Copy, DNA: RG 59, Miscellaneous Letters.

1In the fall of 1789 Piomingo, or the Mountain Leader (see Piomingo to GW, 30 Oct. 1789), was on his way to New York City with several other Chickasaw chiefs to request aid from GW for the Chickasaw in their disputes with the Creek. While Piomingo was in Virginia, the legislature, on 23 Oct., resolved that “Whereas, some of the chiefs of the Chickasaw Indians have represented, that the Creek Indians have committed many insults and depredations on their nation, and have attacked them in a hostile manner and unprovoked, that they intended to make application to the President of the United States for assistance to repel those violences, but are prevented from executing that intention by the great distance to New York, the advanced season of the year, and the pressing exigence of their affairs. And the General Assembly calling to remembrance the long and uninterrupted friendship which hath subsisted between the said Indians and the people of this State, who have received constant proofs of their affectionate regards, and at the same time pitying the defenceless condition of the said Chickasaws, who are exposed to the fury of their enemies from the want of ammunition;

“It is therefore resolved, That the Executive be desired to furnish to the Chickasaw nation, such a quantity of gunpowder, not exceeding 2,000 weight, and lead proportioned thereto, as their necessities may require, and the public can conveniently spare, and furnish such of the said Indians as are in this city, with such articles as may be proper for them, and also make suitable compensation to the two white men who accompany the said Indians.” The General Assembly, the journal indicates, acted in anticipation of approval by the federal executive (Journal of the House of Delegates, description begins Journal of the House of Delegates, of the Commonwealth of Virginia, Begun and Held at the Capitol in the City of Richmond, on Monday, the nineteenth of October, in the Year of our Lord, One Thousand, Seven Hundred and Eighty-Nine, and of the Commonwealth the Fourteenth. Richmond, [1789]. description ends 1789, 8–9). On 30 Oct. Piomingo wrote GW that because of “the delays he had met with and the temporary aid he had obtained from the State of Virga,” he had decided to return home (Washington’s Memoranda on Indian Affairs, 1789). As Campbell indicates later in his letter, the ammunition was left behind at “Kings.” This site was possibly Kings Mill, on Holston River at the mouth of Reedy Creek, a large structure built of heavy stone in 1774 by Col. James King. It stood in the area of present-day Kingsport, Tennessee. By March 1790 Piomingo was assisting Maj. John Doughty on the Tennessee River after an attack on his small force by the Cherokee. See GW to the Chiefs of the Choctaw Nation, 17 Dec. 1789, source note. Doughty requested that the powder and lead deposited at Kings Mill be sent to the Falls of the Ohio at a place designated by Doughty and Piomingo. “It is of the utmost consequence to the United States that this powder & lead should get to the nation. The present made by the State of Virginia last fall has never reached these people, and they are on the eve of a war with the Creeks” (Doughty to Josiah Harmar, 17 April 1790, WHi: Draper Collection, Harmar Papers).

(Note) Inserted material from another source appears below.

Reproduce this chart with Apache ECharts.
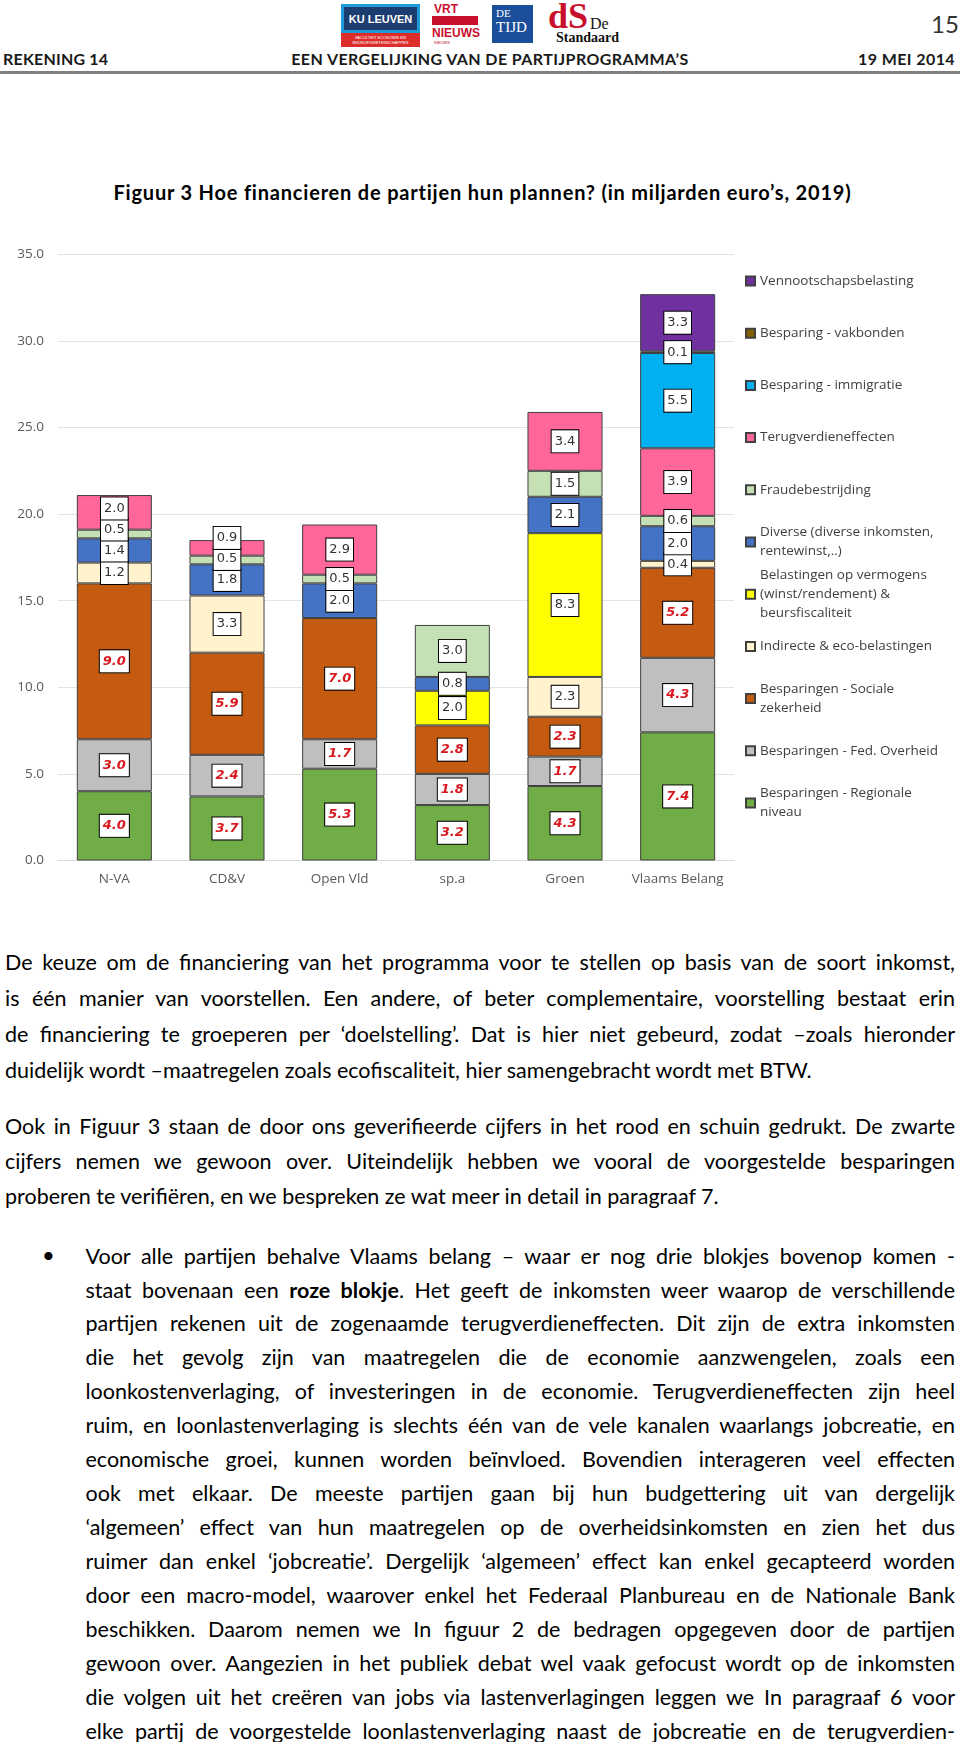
<!DOCTYPE html>
<html><head><meta charset="utf-8">
<script src="https://cdn.jsdelivr.net/npm/echarts@6/dist/echarts.min.js"></script>
<style>
html,body{margin:0;padding:0;background:#fff;}
#page{position:relative;width:960px;height:1742px;overflow:hidden;font-family:Lato,'Open Sans',sans-serif;color:#000;}
.abs{position:absolute;}
.hdr{position:absolute;top:50px;font-weight:bold;font-size:16px;line-height:18px;color:#1a1a1a;white-space:nowrap;}
.ln{position:absolute;white-space:nowrap;text-align:justify;text-align-last:justify;line-height:24px;color:#000;}
.ln.last{text-align:left;text-align-last:left;}
#chart{position:absolute;left:0;top:220px;width:960px;height:700px;}
</style></head>
<body><div id="page">
<!-- logos -->
<div class="abs" style="left:341px;top:4px;width:79px;height:29px;background:#1e9ad6;"></div>
<div class="abs" style="left:344px;top:7px;width:73px;height:23px;background:#1c3d70;color:#fff;font:bold 11px 'Liberation Sans Narrow',Arial;display:flex;align-items:center;justify-content:center;">KU LEUVEN</div>
<div class="abs" style="left:341px;top:33px;width:79px;height:14px;background:#dd2d2b;color:#fff;font:4px Arial;line-height:5px;text-align:center;padding-top:2px;box-sizing:border-box;">FACULTEIT ECONOMIE EN<br>BEDRIJFSWETENSCHAPPEN</div>
<div class="abs" style="left:434px;top:2px;color:#c8102e;font:bold 12px 'Liberation Sans Narrow',Arial;">VRT</div>
<div class="abs" style="left:432px;top:16px;width:46px;height:9px;background:#c8102e;"></div>
<div class="abs" style="left:432px;top:26px;color:#c8102e;font:bold 12px 'Liberation Sans Narrow',Arial;">NIEUWS</div>
<div class="abs" style="left:434px;top:40px;color:#c8102e;font:4px Arial;">NIEUWS</div>
<div class="abs" style="left:492px;top:5px;width:41px;height:38px;background:#1c4f9a;color:#fff;font-family:'Liberation Serif',serif;">
  <div style="position:absolute;left:4px;top:2px;font-size:11px;line-height:12px;">DE</div>
  <div style="position:absolute;left:4px;top:14px;font-size:15px;line-height:16px;">TIJD</div>
</div>
<div class="abs" style="left:548px;top:-4px;color:#c8102e;font:bold 36px 'Liberation Serif',serif;line-height:40px;">dS</div>
<div class="abs" style="left:590px;top:16px;color:#111;font:16px 'Liberation Serif',serif;line-height:16px;">De</div>
<div class="abs" style="left:556px;top:30px;color:#111;font:bold 14px 'Liberation Serif',serif;line-height:15px;">Standaard</div>
<div class="abs" style="left:931px;top:10px;font-size:24px;line-height:28px;color:#333;">15</div>
<div class="hdr" style="left:3px;letter-spacing:0.2px;">REKENING 14</div>
<div class="hdr" style="left:0;width:980px;text-align:center;letter-spacing:0.4px;">EEN VERGELIJKING VAN DE PARTIJPROGRAMMA’S</div>
<div class="hdr" style="right:5px;letter-spacing:0.4px;">19 MEI 2014</div>
<div class="abs" style="left:0;top:71px;width:960px;height:3px;background:#7f7f7f;"></div>
<div class="abs" style="left:0;top:180px;width:965px;text-align:center;font-weight:bold;font-size:20px;letter-spacing:0.8px;line-height:24px;white-space:nowrap;">Figuur 3 Hoe financieren de partijen hun plannen? (in miljarden euro’s, 2019)</div>
<div id="chart"></div>
<div id="text"></div>
<div class="abs" style="left:42px;top:1243px;font-size:22px;line-height:24px;">•</div>
</div>
<script>
// ---- data ----
const categories = ['N-VA', 'CD&V', 'Open Vld', 'sp.a', 'Groen', 'Vlaams Belang'];
const regionaleNiveau   = [4.0, 3.7, 5.3, 3.2, 4.3, 7.4];
const fedOverheid       = [3.0, 2.4, 1.7, 1.8, 1.7, 4.3];
const socialeZekerheid  = [9.0, 5.9, 7.0, 2.8, 2.3, 5.2];
const indirecteEco      = [1.2, 3.3, null, null, 2.3, 0.4];
const vermogens         = [null, null, null, 2.0, 8.3, null];
const diverse           = [1.4, 1.8, 2.0, 0.8, 2.1, 2.0];
const fraude            = [0.5, 0.5, 0.5, 3.0, 1.5, 0.6];
const terugverdien      = [2.0, 0.9, 2.9, null, 3.4, 3.9];
const immigratie        = [null, null, null, null, null, 5.5];
const vakbonden         = [null, null, null, null, null, 0.1];
const vennootschap      = [null, null, null, null, null, 3.3];
const yMin = 0, yMax = 35, yInterval = 5;

const seriesDefs = [
  {name: 'Besparingen - Regionale\nniveau', data: regionaleNiveau, color: '#70ad47', verified: true},
  {name: 'Besparingen - Fed. Overheid', data: fedOverheid, color: '#bfbfbf', verified: true},
  {name: 'Besparingen - Sociale\nzekerheid', data: socialeZekerheid, color: '#c55a11', verified: true},
  {name: 'Indirecte & eco-belastingen', data: indirecteEco, color: '#fff2cc', verified: false},
  {name: 'Belastingen op vermogens\n(winst/rendement) &\nbeursfiscaliteit', data: vermogens, color: '#ffff00', verified: false},
  {name: 'Diverse (diverse inkomsten,\nrentewinst,..)', data: diverse, color: '#4472c4', verified: false},
  {name: 'Fraudebestrijding', data: fraude, color: '#c5e0b4', verified: false},
  {name: 'Terugverdieneffecten', data: terugverdien, color: '#ff6699', verified: false},
  {name: 'Besparing - immigratie', data: immigratie, color: '#00b0f0', verified: false},
  {name: 'Besparing - vakbonden', data: vakbonden, color: '#806000', verified: false},
  {name: 'Vennootschapsbelasting', data: vennootschap, color: '#7030a0', verified: false}
];

// ---- text ----
const para1 = [
 'De keuze om de financiering van het programma voor te stellen op basis van de soort inkomst,',
 'is één manier van voorstellen. Een andere, of beter complementaire, voorstelling bestaat erin',
 'de financiering te groeperen per ‘doelstelling’. Dat is hier niet gebeurd, zodat –zoals hieronder',
 'duidelijk wordt –maatregelen zoals ecofiscaliteit, hier samengebracht wordt met BTW.'];
const para2 = [
 'Ook in Figuur 3 staan de door ons geverifieerde cijfers in het rood en schuin gedrukt. De zwarte',
 'cijfers nemen we gewoon over. Uiteindelijk hebben we vooral de voorgestelde besparingen',
 'proberen te verifiëren, en we bespreken ze wat meer in detail in paragraaf 7.'];
const para3 = [
 'Voor alle partijen behalve Vlaams belang – waar er nog drie blokjes bovenop komen -',
 'staat bovenaan een <b>roze blokje</b>. Het geeft de inkomsten weer waarop de verschillende',
 'partijen rekenen uit de zogenaamde terugverdieneffecten. Dit zijn de extra inkomsten',
 'die het gevolg zijn van maatregelen die de economie aanzwengelen, zoals een',
 'loonkostenverlaging, of investeringen in de economie. Terugverdieneffecten zijn heel',
 'ruim, en loonlastenverlaging is slechts één van de vele kanalen waarlangs jobcreatie, en',
 'economische groei, kunnen worden beïnvloed. Bovendien interageren veel effecten',
 'ook met elkaar. De meeste partijen gaan bij hun budgettering uit van dergelijk',
 '‘algemeen’ effect van hun maatregelen op de overheidsinkomsten en zien het dus',
 'ruimer dan enkel ‘jobcreatie’. Dergelijk ‘algemeen’ effect kan enkel gecapteerd worden',
 'door een macro-model, waarover enkel het Federaal Planbureau en de Nationale Bank',
 'beschikken. Daarom nemen we In figuur 2 de bedragen opgegeven door de partijen',
 'gewoon over. Aangezien in het publiek debat wel vaak gefocust wordt op de inkomsten',
 'die volgen uit het creëren van jobs via lastenverlagingen leggen we In paragraaf 6 voor',
 'elke partij de voorgestelde loonlastenverlaging naast de jobcreatie en de terugverdien-'];

(function(){
  const host = document.getElementById('text');
  const blocks = [
    {lines:para1, left:5, width:950, y0:962, lh:36, lastLeft:true},
    {lines:para2, left:5, width:950, y0:1125.6, lh:35, lastLeft:true},
    {lines:para3, left:85.5, width:869.5, y0:1255.6, lh:33.93, lastLeft:false}
  ];
  // measure natural widths to pick a font size that fills the justified lines snugly
  const BASE = 20;
  function natural(html){
    const s = document.createElement('span');
    s.style.cssText = 'position:absolute;visibility:hidden;white-space:nowrap;font-family:Lato;font-size:'+BASE+'px';
    s.innerHTML = html; document.body.appendChild(s);
    const w = s.getBoundingClientRect().width; s.remove(); return w;
  }
  let ratio = Infinity;
  blocks.forEach(b=>b.lines.forEach((t,i)=>{
    if (b.lastLeft && i===b.lines.length-1) return;
    ratio = Math.min(ratio, b.width / natural(t));
  }));
  const fs = Math.min(21.5, BASE * ratio * 0.997);
  blocks.forEach(b=>b.lines.forEach((t,i)=>{
    const d = document.createElement('div');
    d.className = 'ln' + ((b.lastLeft && i===b.lines.length-1) ? ' last' : '');
    d.style.left = b.left+'px'; d.style.width = b.width+'px';
    d.style.fontSize = fs+'px';
    d.style.top = (b.y0 + i*b.lh - 12)+'px';
    d.innerHTML = t;
    host.appendChild(d);
  }));
})();

// ---- chart ----
const CH_TOP = 220;
const chart = echarts.init(document.getElementById('chart'), null, {renderer:'canvas'});
const LH = 19;
const legendNames = seriesDefs.map(d=>d.name).slice().reverse();
const legends = legendNames.map((nm,i)=>{
  const n = nm.split('\n').length;
  const y1 = 281 + 52.2*i - CH_TOP;
  return {
    data:[nm], orient:'vertical', left:745, top: y1 - (2*n-1)*LH/2,
    itemWidth:9, itemHeight:9, padding:0, selectedMode:false, icon:'rect',
    textStyle:{fontFamily:'Open Sans', fontSize:13.5, color:'#404040', lineHeight:LH, padding:[(n-1)*LH,0,0,0]}
  };
});

function buildSeries(offsets){
  return seriesDefs.map((d,si)=>({
    name: d.name, type:'bar', stack:'total', barCategoryGap:'33.4%',
    itemStyle:{color:d.color, borderColor:'#404040', borderWidth:1},
    label:{
      show:true, position:'inside',
      formatter: p => (p.value==null ? '' : Number(p.value).toFixed(1)),
      backgroundColor:'#fff', borderColor:'#000', borderWidth:1,
      padding:[3,3,3,3], lineHeight:16,
      fontFamily:'DejaVu Sans', fontSize:13,
      color: d.verified ? '#d7191f' : '#333',
      fontWeight: d.verified ? 'bold' : 'normal',
      fontStyle: d.verified ? 'italic' : 'normal'
    },
    data: d.data.map((v,ci)=>{
      const off = offsets ? offsets[si][ci] : 0;
      return off ? {value:v, label:{offset:[0,off]}} : v;
    })
  }));
}

const option = {
  animation:false,
  grid:{left:58, right:226, top:254.3-CH_TOP, bottom:700-(860.5-CH_TOP)},
  legend: legends,
  xAxis:{type:'category', data:categories,
    axisLine:{lineStyle:{color:'#d9d9d9'}}, axisTick:{show:false},
    axisLabel:{color:'#595959', fontFamily:'Open Sans', fontSize:13.5, margin:12, interval:0}},
  yAxis:{type:'value', min:yMin, max:yMax, interval:yInterval,
    axisLine:{show:false}, axisTick:{show:false},
    splitLine:{lineStyle:{color:'#e3e3e3', width:1}},
    axisLabel:{color:'#595959', fontFamily:'Open Sans', fontSize:13.5, margin:14,
      formatter: v => v.toFixed(1)}},
  series: buildSeries(null)
};
chart.setOption(option);

// resolve overlapping labels per column (push upward), like the spreadsheet does
const BOX = 21;
const offsets = seriesDefs.map(()=>categories.map(()=>0));
categories.forEach((c,ci)=>{
  let cum = 0, prevY = null;
  seriesDefs.forEach((d,si)=>{
    const v = d.data[ci];
    if (v == null) return;
    const mid = cum + v/2; cum += v;
    const py = chart.convertToPixel({yAxisIndex:0}, mid);
    let y = py;
    if (prevY !== null && prevY - y < BOX) y = prevY - BOX;
    offsets[si][ci] = y - py;
    prevY = y;
  });
});
chart.setOption({series: buildSeries(offsets)});
</script>
</body></html>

Campbell’s enclosure was an extract of a letter from “a Member of the Legislature of Virginia, dated Holstein-Iron Works 16th Febr. 1790,” stating that “the Indians of the South have got information of the Mountain-Leaders Ammunition, and are from every intelligence I am able to get, determined to intercept it, let it go by either rout except prevented by a strong Guard” (DNA: RG 59, Miscellaneous Letters).

2For Bennet Ballew, see the Cherokee Nation to GW, 19 May 1789, n.3. In the summer and fall of 1789 Ballew was in Virginia and in New York with a delegation of Cherokee chiefs.